D’autres ténors du saxophone se sont essayés à ce type de mix : Archie Shepp a ainsi développé une relation avec les mystiques Marocains, comme il échangea avec les Soudani (un autre nom d’une même communauté, qui peuple tout le pourtour du Sahara) au Festival panafricain d’Alger de 1969. Dès 2006, le vétéran le fit aussi avec le Dar Gnawa de Tanger et le maâlem Abdellah El Gourd. « Les incantations gnawi me rappellent le gospel dont j’ai été nourri dès mon enfance, lorsque ma grand-mère – une ancienne esclave ! – m’emmenait à l’église. Ça m’a aidé dans mon approche de la musique gnawi. Je suis entré en cette dernière comme dans une Église. », confiera-t-il à L’Humanité cinq ans plus tard. Cette année-là, il s’associe lui aussi à l’incontournable maâlem Mahmoud Guenia.
Depuis vingt ans, ils sont nombreux, à avoir pratiqué ce genre de pèlerinages, qui servent autant à se ressourcer qu’à puiser matière pour innover. Les Français de Gnaoua Jazz Experience croiseront ainsi le frère cadet de Guenia. Avant eux, Adam Rudolph y chercha un supplément de spiritualité, tout comme Don Cherry. Un autre trompettiste, Graham Haynes, fit dès les années 1990 des séjours réguliers à Marrakech, étant parmi les premiers invités du festival d’Essaouira qui consacrera notamment ces rencontres du troisième type, tout sauf fortuites. Le succès de ce rendez-vous, dont la direction artistique est assurée par le batteur Karim Ziad, va replacer au centre cette tradition longtemps boudée des autorités, mais courtisée par les amateurs de musiques improvisés.
À cet égard, le projet mené depuis une dizaine d’années par l’épatant régional de l’étape est exemplaire : le chanteur Aziz Sahmaoui, grandi dans ce creuset syncrétique et camarade de jeu de Karim Ziad revisite l’esprit de ceux que l’on dit descendants des Guinéens avec University Of Gnawa, une équipe dont les piliers sont Sénégalais. Il a même encore récemment échangé avec le fils d’Hamid Boussou, le regretté majestueux maâlem de Casablanca, esthète d’un minimalisme superlatif dont l’âpre sobriété inclinait vers le blues le plus sombre.
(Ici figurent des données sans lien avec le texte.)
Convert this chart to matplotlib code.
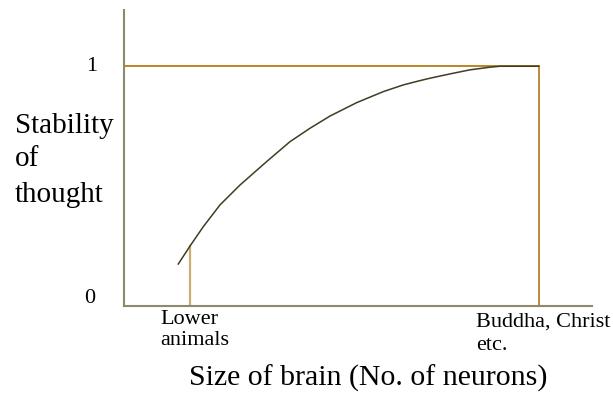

À Essaouira, devenu le grand raout que l’on sait, on a croisé Bojan Z, Hamid Drake, Vincent Ségal, Éric Legnini ou encore Pat Metheny… Tous au diapason de ces sons qui tournent et retournent en boucles denses. Transe toujours. « La culture afro de La Nouvelle-Orléans et celle des Gnaoua ont beaucoup de similarités : nos racines, nos ancêtres, nos rythmes sont les mêmes, seul l’accent diffère. », assura un jour à Essaouira le saxophoniste Donald Harrison. On peut croire sur parole celui qui est aussi un grand chef des Black Indians de Louisiane.